The perception that you don’t belong to the country of your origin or the U.S. haunts your poetry with all of your ghosts. Where do you belong and where does that position your poetry? Is The Portable Famine, in its way, an attempt to create "a country that doesn’t exist"? What would be the salient characteristics of your "imaginary nation"?

A.

I’ve lived in all the regions of the United States, including Puerto Rico, and yet have always felt like an "interior exile." This has allowed me to get a different perspective on our country than someone who is perhaps strictly a regionalist or who writes selectively within ethnic identity. Many of our "border crossings" have nothing to do with actual countries.
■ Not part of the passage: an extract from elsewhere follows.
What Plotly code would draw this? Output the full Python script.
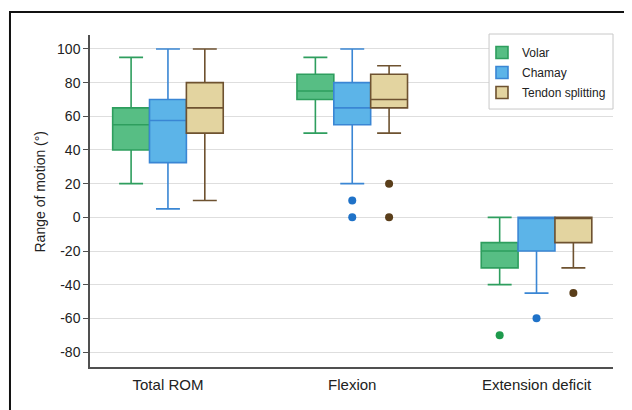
import plotly.graph_objects as go

categories = ["Total ROM", "Flexion", "Extension deficit"]

series_names = ["Volar", "Chamay", "Tendon splitting"]

volar_q1 = [40, 70, -30]
volar_median = [55, 75, -20]
volar_q3 = [65, 85, -15]
volar_low = [20, 50, -40]
volar_high = [95, 95, 0]

chamay_q1 = [32.5, 55, -20]
chamay_median = [57.5, 65, 0]
chamay_q3 = [70, 80, 0]
chamay_low = [5, 20, -45]
chamay_high = [100, 100, 0]

tendon_q1 = [50, 65, -15]
tendon_median = [65, 70, 0]
tendon_q3 = [80, 85, 0]
tendon_low = [10, 50, -30]
tendon_high = [100, 90, 0]

volar_out_x = ["Extension deficit"]
volar_out_y = [-70]
chamay_out_x = ["Flexion", "Flexion", "Extension deficit"]
chamay_out_y = [10, 0, -60]
tendon_out_x = ["Flexion", "Flexion", "Extension deficit"]
tendon_out_y = [20, 0, -45]

y_ticks = [-80, -60, -40, -20, 0, 20, 40, 60, 80, 100]
y_tick_labels = ["-80", "-60", "-40", "-20", "0", "20", "40", "60", "80", "100"]

line_colors = ["#2E9E5E", "#3A86D4", "#6E5230"]
fill_colors = ["#57BE84", "#5CB4E8", "#E3D4A0"]
dot_colors = ["#1E9A4C", "#1F72C8", "#5A3E1A"]

stats = [
    (volar_q1, volar_median, volar_q3, volar_low, volar_high),
    (chamay_q1, chamay_median, chamay_q3, chamay_low, chamay_high),
    (tendon_q1, tendon_median, tendon_q3, tendon_low, tendon_high),
]
outliers = [
    (volar_out_x, volar_out_y),
    (chamay_out_x, chamay_out_y),
    (tendon_out_x, tendon_out_y),
]

FONT = "Liberation Sans, Arial, Helvetica, sans-serif"

fig = go.Figure()
for i, name in enumerate(series_names):
    q1, med, q3, lo, hi = stats[i]
    fig.add_trace(go.Box(
        name=name,
        x=categories,
        q1=q1, median=med, q3=q3, lowerfence=lo, upperfence=hi,
        boxpoints=False,
        fillcolor=fill_colors[i],
        line=dict(color=line_colors[i], width=1.6),
        whiskerwidth=0.65,
        alignmentgroup="boxes",
        legendgroup=f"s{i}",
        hoverinfo="skip",
    ))

for i, name in enumerate(series_names):
    ox, oy = outliers[i]
    fig.add_trace(go.Scatter(
        x=ox, y=oy,
        mode="markers",
        marker=dict(color=dot_colors[i], size=8),
        alignmentgroup="pts",
        offsetgroup=f"p{i}",
        legendgroup=f"s{i}",
        showlegend=False,
        hoverinfo="skip",
    ))

fig.update_layout(
    width=624, height=402,
    margin=dict(l=82, r=19, t=27, b=43),
    paper_bgcolor="white",
    plot_bgcolor="white",
    boxmode="group",
    boxgap=0.4,
    boxgroupgap=0,
    scattermode="group",
    scattergap=0.4,
    font=dict(family=FONT, size=14, color="#222222"),
    legend=dict(
        x=0.7495, y=0.991, xanchor="left", yanchor="top",
        bgcolor="rgba(0,0,0,0)",
        borderwidth=0,
        font=dict(size=12, color="#222222"),
        tracegroupgap=1,
    ),
    showlegend=True,
    shapes=[
        dict(
            type="rect", xref="paper", yref="paper",
            x0=0.763, x1=1.0, y0=0.777, y1=1.003,
            line=dict(color="#C8C8C8", width=1),
            fillcolor="white",
            layer="above",
        ),
        dict(
            type="rect", xref="paper", yref="paper",
            x0=-0.153, x1=1.2, y0=-0.3, y1=1.069,
            line=dict(color="#111111", width=2),
            fillcolor="rgba(0,0,0,0)",
            layer="above",
        ),
    ],
    annotations=[dict(
        text="Range of motion (°)",
        xref="paper", yref="paper",
        x=-0.0956, y=0.5286,
        xanchor="center", yanchor="middle",
        textangle=-90, showarrow=False,
        font=dict(size=14, color="#222222"),
    )],
)

fig.update_xaxes(
    type="category",
    categoryorder="array", categoryarray=categories,
    range=[-0.423, 2.415],
    automargin=False,
    showline=True, linecolor="#505050", linewidth=1.5,
    ticks="", showgrid=False, zeroline=False,
    ticklabelstandoff=3,
    tickfont=dict(size=15, color="#222222"),
)
fig.update_yaxes(
    range=[-88.9, 108.3],
    tickvals=y_ticks,
    ticktext=y_tick_labels,
    automargin=False,
    showline=True, linecolor="#505050", linewidth=1.5,
    ticks="outside", ticklen=5, tickwidth=1, tickcolor="#505050",
    showgrid=True, gridcolor="#DEDEDE", gridwidth=1,
    zeroline=False,
    tickfont=dict(size=14, color="#222222"),
)

fig.write_html("out.html")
Instead of living in a gay community, I now live in Toledo near the Jeep factory where all kinds of people live next to each other. Neighbors have gotten used to us: our "noisy" house color (South Beach gold-green), askew garden, antique French doors we chose over an expensive car. I prefer a real place rather than an imaginary nation; the ghosts remind me to value what is here, what might be realized.

Q.

What about Shelley makes him your beloved?

A.

I love how Shelley isn’t self-conscious—he embraces all his emotions. The ephemeral qualities of his poetry bespeak vision and craft. He has always been a contrast to his friend Lord Byron whose work is not dissimilar to my own: he uses personae, has a wicked sense of humor, and is pensive sometimes at great cost. I do not classify myself as a Romanticist; human nature intrigues me much more than nature does. The Portable Famine does evoke many earlier writers, but not merely as touchstones. They are friends.

Q.
If questions are feasts, is the famine a lack of questions that follows you from place to place?
A.

I’ve learned that one’s hunger(s) follows you from place to place. Learning how to ask real questions is everyone’s life’s work. Occasionally, real answers arrive. Most often, though, illusion (or the "mirage" from the earlier question) is a safer route, a less taxing choice. Yet, that is also the route of eventual suffering. Even though I’m not religious, I’m attracted to two religious figures: Isaiah of the Old Testament who knows about human ache and also the Laughing Buddha who knows of the curative powers of laughter and joy. Who knows more about place than the displaced? I crafted this book to be about feasts, famines, and to honor the art of thriving against all odds.